Council climate change strategy to build on new lifestyles


Cabinet councillors have agreed a revised timetable and format for next steps in developing Lewes District Council’s climate change and sustainability strategy.

In July 2019, the council declared a Climate Emergency with a headline target of becoming a fully resilient and net-zero council by 2030 and supporting Lewes district towards achieving the same goal.

Since then, the council has been working hard to progress actions to tackle the Climate Emergency including developing a sustainability and climate change framework that focuses on engaging with our communities.

Plans for the climate change and sustainability strategy were delayed due to the coronavirus pandemic and government lockdown in March.

The full strategy is now scheduled to return to Cabinet after a programme of stakeholder engagement that will run from August to October.

Councillor Matthew Bird, Cabinet Member for Sustainability, commented on the announcement: “I think we can build on positive changes in sustainability behaviour and lifestyle that have come about during the lockdown, as painful and as challenging as that period has been.

“Few cars have meant improved air quality, as well as more interest and opportunities for walking and cycling.

“Biodiversity has flourished and people have noticed the richness of birdsong and wildflowers.

“Opportunities for local food businesses have increased though the lockdown.

“Local resilience through communities pulling together has shown what can be possible and give me considerable cause for optimism.

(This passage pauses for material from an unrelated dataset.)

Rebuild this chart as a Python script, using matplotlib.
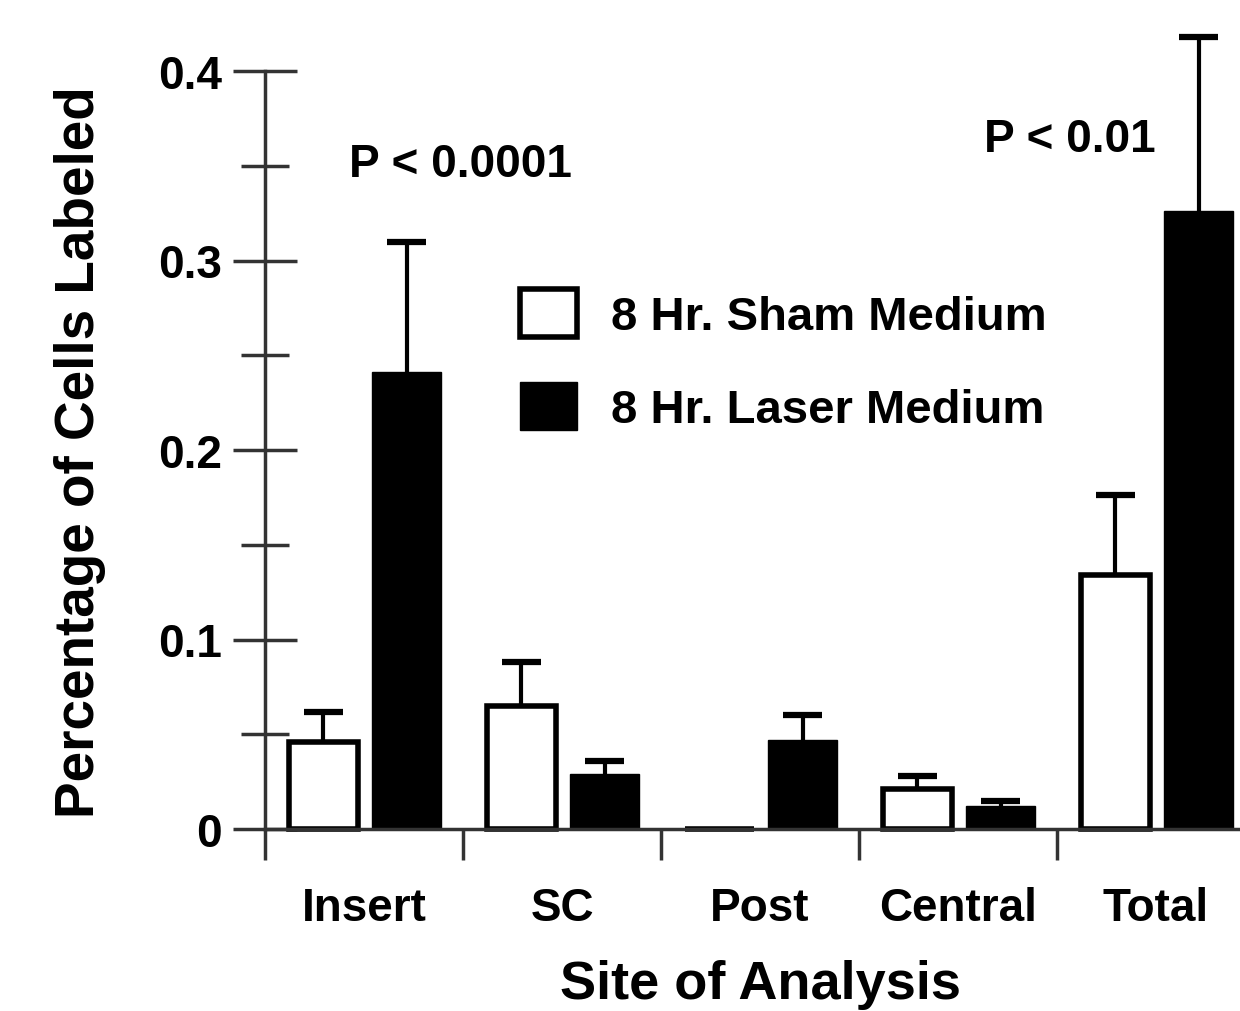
import matplotlib
matplotlib.use('Agg')
import matplotlib.pyplot as plt
from matplotlib.patches import Patch
import numpy as np

plt.rcParams['font.family'] = ['Liberation Sans', 'DejaVu Sans']
plt.rcParams['font.weight'] = 'bold'

sites = ['Insert', 'SC', 'Post', 'Central', 'Total']
sham = [0.046, 0.065, 0.0, 0.021, 0.134]
sham_err = [0.016, 0.023, 0.0, 0.007, 0.042]
laser = [0.241, 0.029, 0.047, 0.012, 0.326]
laser_err = [0.069, 0.007, 0.013, 0.003, 0.092]
yticks = [0, 0.1, 0.2, 0.3, 0.4]
ytick_labels = ['0', '0.1', '0.2', '0.3', '0.4']
yminor = [0.05, 0.15, 0.25, 0.35]
series_labels = ['8 Hr. Sham Medium', '8 Hr. Laser Medium']
p_labels = ['P < 0.0001', 'P < 0.01']

W, H = 1240, 1012
fig = plt.figure(figsize=(W / 100, H / 100), dpi=100)
ax = fig.add_axes([265 / W, (H - 830) / H, 990 / W, 758 / H])

spine_col = '#333333'
x = np.arange(len(sites))
bw = 0.35
cap = 0.1
xs = x + 0.295
xl = x + 0.715

ax.bar(xs, sham, bw, color='white', edgecolor='black', linewidth=4, zorder=3, clip_on=False)
ax.bar(xl, laser, bw, color='black', edgecolor='black', linewidth=1, zorder=3, clip_on=False)

# one-sided (upper) error bars
for xx, v, e in ((xs, sham, sham_err), (xl, laser, laser_err)):
    v = np.asarray(v)
    e = np.asarray(e)
    has = e > 0
    top = v + e
    ax.vlines(xx[has], v[has], top[has], color='black', linewidth=3, zorder=2, clip_on=False)
    ax.hlines(top[has], xx[has] - cap, xx[has] + cap, color='black', linewidth=4.5,
              zorder=2, clip_on=False)

ax.set_xlim(0, len(sites))
ax.set_ylim(0, 0.4)

for s in ['top', 'right']:
    ax.spines[s].set_visible(False)
for s in ['left', 'bottom']:
    ax.spines[s].set_linewidth(2.5)
    ax.spines[s].set_color(spine_col)
ax.spines['bottom'].set_zorder(5)

ax.set_yticks(yticks)
ax.set_yticklabels(ytick_labels)
ax.set_yticks(yminor, minor=True)
ax.tick_params(axis='y', which='major', direction='inout', length=46, width=2.5,
               color=spine_col, pad=8, labelsize=33)
ax.tick_params(axis='y', which='minor', direction='inout', length=34, width=2.5,
               color=spine_col)

ax.set_xticks(np.arange(0, len(sites) + 1))
ax.set_xticklabels([])
ax.set_xticks(x + 0.5, minor=True)
ax.set_xticklabels(sites, minor=True)
ax.tick_params(axis='x', which='major', direction='out', length=22, width=2.5, color=spine_col)
ax.tick_params(axis='x', which='minor', length=0, pad=41, labelsize=33)

fig.text(80 / W, 1 - 452 / H, 'Percentage of Cells Labeled', rotation=90,
         ha='center', va='center', fontsize=39.5, fontweight='bold')
fig.text(760 / W, 1 - 985 / H, 'Site of Analysis', ha='center', va='center',
         fontsize=39, fontweight='bold')

fig.text(460 / W, 1 - 165 / H, p_labels[0], ha='center', va='center', fontsize=33, fontweight='bold')
fig.text(1070 / W, 1 - 140 / H, p_labels[1], ha='center', va='center', fontsize=33, fontweight='bold')

handles = [Patch(facecolor='white', edgecolor='black', linewidth=4),
           Patch(facecolor='black', edgecolor='black', linewidth=1)]
leg = ax.legend(handles, series_labels, loc='upper left',
                bbox_to_anchor=(520 / W, 1 - 290 / H), bbox_transform=fig.transFigure,
                frameon=False, fontsize=34, handlelength=1.2, handleheight=1.2,
                handletextpad=0.72, labelspacing=0.9, borderpad=0, borderaxespad=0)

fig.savefig('out.png', dpi=100, facecolor='white')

“I believe we will now have a stronger plan that is owned by all our communities and will relate better to these changes, and benefit from opinions and attitudes that may have changed as a result of the crisis.”

The engagement framework sets out seven strategic action areas that stakeholders will be able to have their say on and form the basis for facilitated discussion.

The areas are the energy and the built environment, sustainable transport and air quality, biodiversity, agriculture and food, reducing waste, water, circular economy and community wealth.

Councillor Bird added: “This will be a community-owned strategy with the views of local people central to the work that shapes it.

“We will also seek expert advice from our Sustainability Expert Panel and Community Climate Forum.

“We will engage our business communities, town and parish councils and it will be open to challenge and feedback from any other interested party.

“I’m certain a net carbon neutral district by 2030 is achievable if we all work together with the same urgency with which we have tackled the pandemic locally.”